We take this statute to be a legislative ratification of the flexible approach adopted by Kuehn, supra, and followed by the trial court here. Thus, we believe that R.C. 3105.171(H) means that the form of title is relevant to, but not conclusive of, the classification of property as being either marital or separate. In other words, property held jointly may ultimately be determined to be separate (see Bower v. Bower [Mar. 3, 1995], Sandusky App. No. 5-94-14, unreported, 1995 WL 84708; Domrose v. Domrose [Sept. 16, 1994], Ottawa App. No. 93OT054, unreported, 1994 WL 506180; Irwin v. Irwin [May 11, 1993], Green App. No. 92-CA-54, unreported, 1993 WL 169124; Baker v. Baker [Feb. 10, 1993], Meigs App. No. 477, unreported, 1993 WL 33309; Anderson v. Anderson, supra), while other property held individually may, in fact, turn out to be marital (see Williams v. Williams [Aug. 21, 1996], Medina App. No. 2480-M, unreported, 1996 WL 470658). The effect of the statute is to negate the presumption of a gift, but not to preclude such a finding upon an appropriate factual context.

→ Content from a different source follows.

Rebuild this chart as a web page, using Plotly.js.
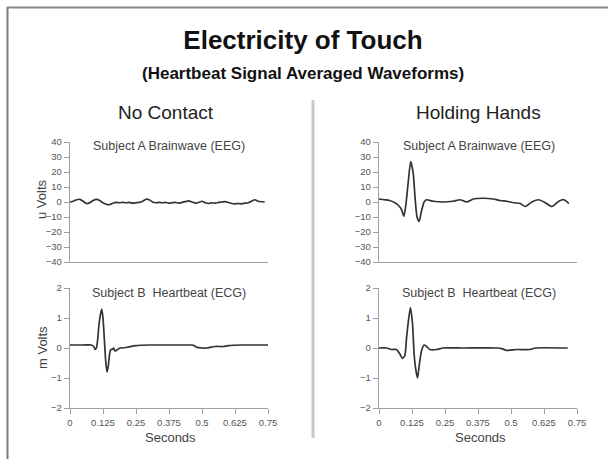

There is no dispute that the source of the money to buy the lots came from the husband's separate property. Accordingly, our inquiry focuses on whether the trial court was factually correct in finding that the appellee lacked the required donative intent to transfer a present possessory interest in the lots to the appellant when he had her name placed on the deeds along with his. 2

We believe that the following testimony of the appellant on cross-examination, when taken in conjunction with the source of the funds, provides a sufficient basis to support the trial court's finding, notwithstanding the fact that we may well have decided the issue differently: 3

"Q. When the real estate closing took place, was Phyllis there?

"A. I don't think so.

"Q. Now, this deed is in two names?

"A. Yes.

"Q. It is in your name and Phyllis' name?

"A. Yes.

"Q. Did someone ask you how to prepare the deed before it was transferred to you?

"A. Yes.

"Q. What did they ask you?

"A. Well, whether I wanted it in both names.

"Q. And your response was both names?

"A. Yes.

"Q. Before that decision was made, did you discuss this with Phyllis to determine whether or not it should be in your name or her name?

"A. I don't know. But it is pretty clear to me that Phyllis wanted it in both names.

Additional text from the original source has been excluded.